Поэты журнала «О.БЛиК»
Облик переменчив. Косые мускулы держат глаз в прицеле взгляда, в окрест по касательной происходят и ходят, предметы невнятные нам в значении. Корабль наискось рассекает волны, песчаные отмели косы Лошадиный Гон, коса на ветру: припоминание, пристальность, ассоциация (т. е. сладимое мгновение, когда все пять карт вместе с джокером лежат на столе).
Может, новой поэзии пристало бы переводить иностранные тексты без знания языка, не заглядывая в словарь? Но это – что-то из расейского Дерриды, который на склоне лет понял выгодные стороны своей серости. И всё же хорошо, что название интереснейшего поэтического журнала США в нашем языке получило своеобычную транскрипцию. Каждый выпуск издающегося два раза в год собрания стихов новых американских и французских поэтов имеет имя o·blek. Неизвестно, надолго ли хватит для Питера Гицци и Коннела Макграта, редакторов, толкового словаря английского языка и хватит ли издательству «Гарлик Пресс» средств на издание журнала. Подождём прихода седьмого выпуска к лету 1990 года.

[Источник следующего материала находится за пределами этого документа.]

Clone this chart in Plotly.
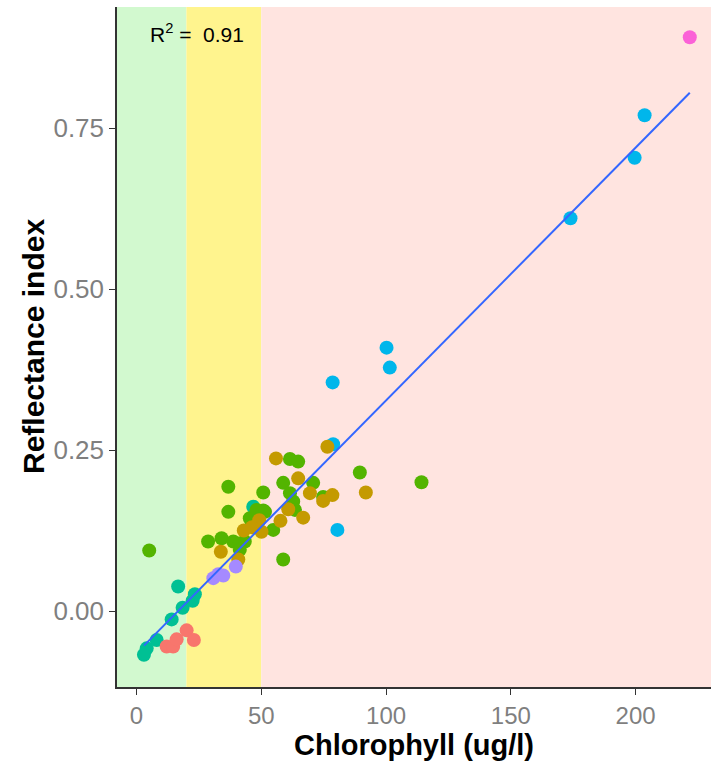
import plotly.graph_objects as go

# ---------------- data ----------------
red_x = [12.1, 14.7, 16.1, 20.1, 23.0]
red_y = [-0.055, -0.055, -0.044, -0.030, -0.045]

teal_x = [3.0, 4.1, 8.1, 14.1, 16.7, 18.5, 22.5, 23.4, 46.8]
teal_y = [-0.068, -0.058, -0.045, -0.013, 0.038, 0.005, 0.016, 0.026, 0.162]

purple_x = [30.8, 32.8, 34.8, 39.8]
purple_y = [0.051, 0.057, 0.055, 0.069]

cyan_x = [203.6, 199.6, 173.9, 100.2, 101.5, 78.6, 78.8, 80.5]
cyan_y = [0.770, 0.704, 0.610, 0.409, 0.378, 0.355, 0.259, 0.126]

pink_x = [221.7]
pink_y = [0.891]

green_x = [114.2, 89.5, 61.5, 64.8, 58.8, 70.8, 50.8, 61.5, 62.8, 63.5, 74.8,
           50.8, 46.1, 54.8, 58.8, 43.4, 36.8, 36.8, 28.7, 34.1, 38.8, 41.4,
           45.4, 5.1, 48.1, 51.5, 41.4]
green_y = [0.200, 0.215, 0.236, 0.232, 0.199, 0.199, 0.184, 0.183, 0.170, 0.157, 0.177,
           0.156, 0.142, 0.126, 0.080, 0.108, 0.193, 0.154, 0.108, 0.113, 0.108, 0.105,
           0.144, 0.094, 0.157, 0.154, 0.095]

gold_x = [76.5, 55.9, 64.8, 69.5, 74.8, 78.5, 91.9, 60.8, 66.8, 57.7, 49.2,
          43.0, 50.1, 33.8, 40.8, 46.3]
gold_y = [0.255, 0.237, 0.206, 0.183, 0.171, 0.180, 0.184, 0.158, 0.145, 0.140, 0.141,
          0.125, 0.123, 0.092, 0.080, 0.130]

# linear fit
fit_slope = 0.003926
fit_intercept = -0.0656
r_squared = 0.91

# background zones (chlorophyll thresholds)
zone_edges = [20, 50]
zone_colors = ["#D2F9CF", "#FFF48E", "#FFE4E0"]

x_ticks = [0, 50, 100, 150, 200]
y_ticks = [0.0, 0.25, 0.50, 0.75]
y_ticktext = ["0.00", "0.25", "0.50", "0.75"]

x_range = [-7.8, 230.2]
y_range = [-0.118, 0.938]

# ---------------- figure ----------------
fig = go.Figure()

groups = [
    (teal_x, teal_y, "#00C094"),
    (cyan_x, cyan_y, "#00B6EB"),
    (green_x, green_y, "#53B400"),
    (gold_x, gold_y, "#C49A00"),
    (red_x, red_y, "#F8766D"),
    (purple_x, purple_y, "#A58AFF"),
    (pink_x, pink_y, "#FB61D7"),
]
for gx, gy, col in groups:
    fig.add_trace(go.Scatter(x=gx, y=gy, mode="markers",
                             marker=dict(size=14, color=col, line=dict(width=0)),
                             showlegend=False, hoverinfo="x+y"))

all_x = [v for g in groups for v in g[0]]
fx = [min(all_x), max(all_x)]
fy = [fit_intercept + fit_slope * v for v in fx]
fig.add_trace(go.Scatter(x=fx, y=fy, mode="lines",
                         line=dict(color="#3366FF", width=2),
                         showlegend=False, hoverinfo="skip"))

# zone bands
bounds = [x_range[0]] + zone_edges + [x_range[1]]
for i, col in enumerate(zone_colors):
    fig.add_shape(type="rect", xref="x", yref="paper",
                  x0=bounds[i], x1=bounds[i + 1], y0=0, y1=1,
                  fillcolor=col, line=dict(width=0), layer="below")

font_family = "Liberation Sans, Arial, Helvetica, sans-serif"

fig.add_annotation(x=24.2, y=0.897, xref="x", yref="y",
                   text="R<sup>2</sup> =  %.2f" % r_squared, showarrow=False,
                   font=dict(size=21, color="black", family=font_family))

fig.add_annotation(x=0.5, y=0, xref="paper", yref="paper", yshift=-58,
                   text="<b>Chlorophyll (ug/l)</b>", showarrow=False,
                   yanchor="middle", xanchor="center",
                   font=dict(size=29, color="black", family=font_family))
fig.add_annotation(x=0, y=0.5, xref="paper", yref="paper", xshift=-84,
                   text="<b>Reflectance index</b>", showarrow=False, textangle=-90,
                   yanchor="middle", xanchor="center",
                   font=dict(size=30, color="black", family=font_family))

axis_common = dict(showgrid=False, zeroline=False, showline=True,
                   linecolor="#333333", linewidth=1.5, ticks="outside",
                   ticklen=6, tickwidth=1.2, tickcolor="#333333",
                   tickfont=dict(size=24, color="#7F7F7F", family=font_family))

fig.update_xaxes(range=x_range, tickvals=x_ticks, **axis_common)
fig.update_yaxes(range=y_range, tickvals=y_ticks, ticktext=y_ticktext,
                 **{**axis_common, "tickfont": dict(size=26, color="#7F7F7F", family=font_family)})

fig.update_layout(width=711, height=761,
                  margin=dict(l=117, r=0, t=7, b=74),
                  paper_bgcolor="white", plot_bgcolor="white",
                  font=dict(family=font_family))

fig.write_html("out.html")
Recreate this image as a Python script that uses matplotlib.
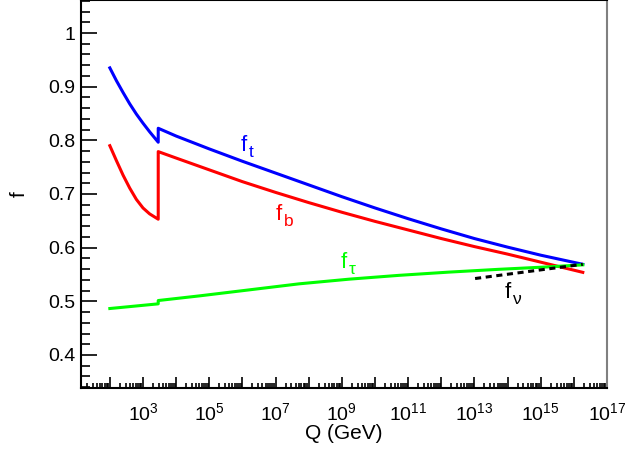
import matplotlib
matplotlib.use('Agg')
import matplotlib.pyplot as plt
import matplotlib.ticker as mticker
import numpy as np

plt.rcParams['font.family'] = ['Liberation Sans', 'DejaVu Sans']
plt.rcParams['mathtext.fontset'] = 'custom'
plt.rcParams['mathtext.rm'] = 'Liberation Sans'
plt.rcParams['mathtext.it'] = 'Liberation Sans:italic'
plt.rcParams['mathtext.default'] = 'regular'

# log10(Q / GeV) and couplings
logq_t = [2.0, 2.2, 2.4, 2.6, 2.8, 3.0, 3.2, 3.46,
          3.46, 4.0, 5.0, 6.0, 7.0, 8.0, 9.0, 10.0, 11.0, 12.0, 13.0, 14.0, 15.0, 16.27]
f_t = [0.935, 0.911, 0.889, 0.868, 0.849, 0.832, 0.816, 0.7965,
       0.8225, 0.808, 0.784, 0.761, 0.739, 0.717, 0.695, 0.674, 0.654, 0.635, 0.617, 0.601, 0.586, 0.569]

logq_b = [2.0, 2.2, 2.4, 2.6, 2.8, 3.0, 3.2, 3.46,
          3.46, 4.0, 5.0, 6.0, 7.0, 8.0, 9.0, 10.0, 11.0, 12.0, 13.0, 14.0, 15.0, 16.27]
f_b = [0.790, 0.762, 0.735, 0.711, 0.690, 0.674, 0.663, 0.653,
       0.779, 0.767, 0.745, 0.723, 0.703, 0.684, 0.666, 0.649, 0.633, 0.617, 0.602, 0.588, 0.573, 0.554]

logq_tau = [2.0, 3.46, 3.46, 4.71, 6.21, 7.71, 9.22, 10.72, 12.22, 13.72, 15.22, 16.27]
f_tau = [0.4866, 0.4953, 0.5015, 0.5102, 0.5214, 0.5326, 0.5413, 0.5484, 0.5544, 0.5596, 0.5642, 0.568]

logq_nu = [13.02, 14.62, 16.27]
f_nu = [0.5425, 0.5555, 0.569]

label_subs = ['t', 'b', 'τ', 'ν']
label_logq = [5.94, 6.99, 8.95, 13.9]
label_f = [0.780, 0.652, 0.5624, 0.5065]
colors = ['#0000ff', '#ff0000', '#00ff00', '#000000']

fig = plt.figure(figsize=(6.25, 4.51), dpi=100)
ax = fig.add_axes([81 / 625, 63 / 451, 526 / 625, 388 / 451])

ax.plot(10 ** np.array(logq_t), f_t, color=colors[0], lw=2.2)
ax.plot(10 ** np.array(logq_b), f_b, color=colors[1], lw=2.2)
ax.plot(10 ** np.array(logq_tau), f_tau, color=colors[2], lw=2.2)
ax.plot(10 ** np.array(logq_nu), f_nu, color=colors[3], lw=2.2, linestyle=(0, (2, 1.5)))

# f with its subscript, ROOT style (larger subscript than mathtext)
for sub, lq, fv, c in zip(label_subs, label_logq, label_f, colors):
    ax.text(10 ** lq, fv, 'f', color=c, fontsize=16, ha='left', va='baseline')
    ax.annotate(sub, xy=(10 ** lq, fv), xytext=(6, -4.5), textcoords='offset points',
                color=c, fontsize=12.5, ha='left', va='baseline')

ax.set_xscale('log')
ax.set_xlim(10 ** 1.13, 10 ** 17)
ax.set_ylim(0.3385, 1.0615)

ax.xaxis.set_major_locator(mticker.LogLocator(base=10, numticks=30))
ax.xaxis.set_minor_locator(mticker.LogLocator(base=10, subs=np.arange(2, 10), numticks=30))


def xfmt(v, pos):
    e = int(round(np.log10(v)))
    if e >= 3 and e % 2 == 1:
        return r'$10^{%d}$' % e
    return ''


ax.xaxis.set_major_formatter(mticker.FuncFormatter(xfmt))
ax.xaxis.set_minor_formatter(mticker.NullFormatter())

ax.yaxis.set_major_locator(mticker.MultipleLocator(0.1))
ax.yaxis.set_minor_locator(mticker.MultipleLocator(0.02))
ax.yaxis.set_major_formatter(mticker.FuncFormatter(
    lambda v, pos: '1' if abs(v - 1) < 1e-6 else '%.1f' % v))

ax.tick_params(axis='both', which='both', direction='in', top=False, right=False,
               labelsize=14, width=1.2)
ax.tick_params(axis='y', which='major', length=11.5, pad=4)
ax.tick_params(axis='y', which='minor', length=6.5)
ax.tick_params(axis='x', which='major', length=8, pad=10)
ax.tick_params(axis='x', which='minor', length=3.6)

for side in ['left', 'bottom', 'top', 'right']:
    ax.spines[side].set_linewidth(1.5)
ax.spines['right'].set_color('#808080')

ax.set_xlabel('Q (GeV)', fontsize=15, labelpad=0)
ax.set_ylabel('f', fontsize=15, labelpad=14)

fig.savefig('out.png', dpi=100)
plt.close(fig)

– Итак, облик его переменчив. Кто «его»? Языка, если угодно, или того материала, который существует в поэзии. Давно поэты не обманывают читателя: «Мне голос был», – подразумевая Господне откровение или же классовый голос масс…
«Содержание моих работ – тональность языка (увиденного, слышимого, разговорного, размышления) самого, тональность, основанная на постоянном перетекании от смысла к смыслу, скачках между смыслами. Сегодня мы свободны в восхищении перед пространством языка, полем, широким, как расстояние между – к примеру – существительным (в уме) (в словаре) и его предметом, существующим в мире… Кто-то сказал: „Это совершенно необъяснимо, но совсем понятно“… Мне интересно то, что есть в словах, то, чего нигде больше нет». Кларк Кулидж стал поэтом из «белых бо-пэров», сперва образовавшись как джазмен. Вместе с саксквартетом «Рова», адресатом многих из его стихотворений, он побывал в Ленинграде на осеннем джазовом фестивале. «Популярная механика» осталась ему малопонятной. Но, кажется, тогда договорились на том, что искусство, включая и поэтическое, – прежде всего эстетика своего материала.
– Иначе как мне разобраться в том, что это: стихотворение в прозе или научная статья? Ленинградский профессор археологии был крайне удивлён, узнав в своём собеседнике поэта. Ну, у американцев чего не бывает… Последняя книга Клейтона Эшлемана называется «Отель „Кроманьон“», а сидевший с ним рядом во время творческого семинара в Репино советский поэт поступил бы правильнее, если бы оставил рифмовать в строчку свои скучные мысли о культурно-общественной ситуации. «Форма никогда не более, чем продолжение своего содержания», – вспомнил американец слова Чарлза Олсона. И что легче: написать стихи об археологии или показать в ней поэзию? Любимый русский поэт Клейтона Эшлемана – Аркадий Драгомощенко, его любимое дело – издание литературно-художественного журнала «Салфер», в каком были и испанские, и французские, и чешские, и русские поэты.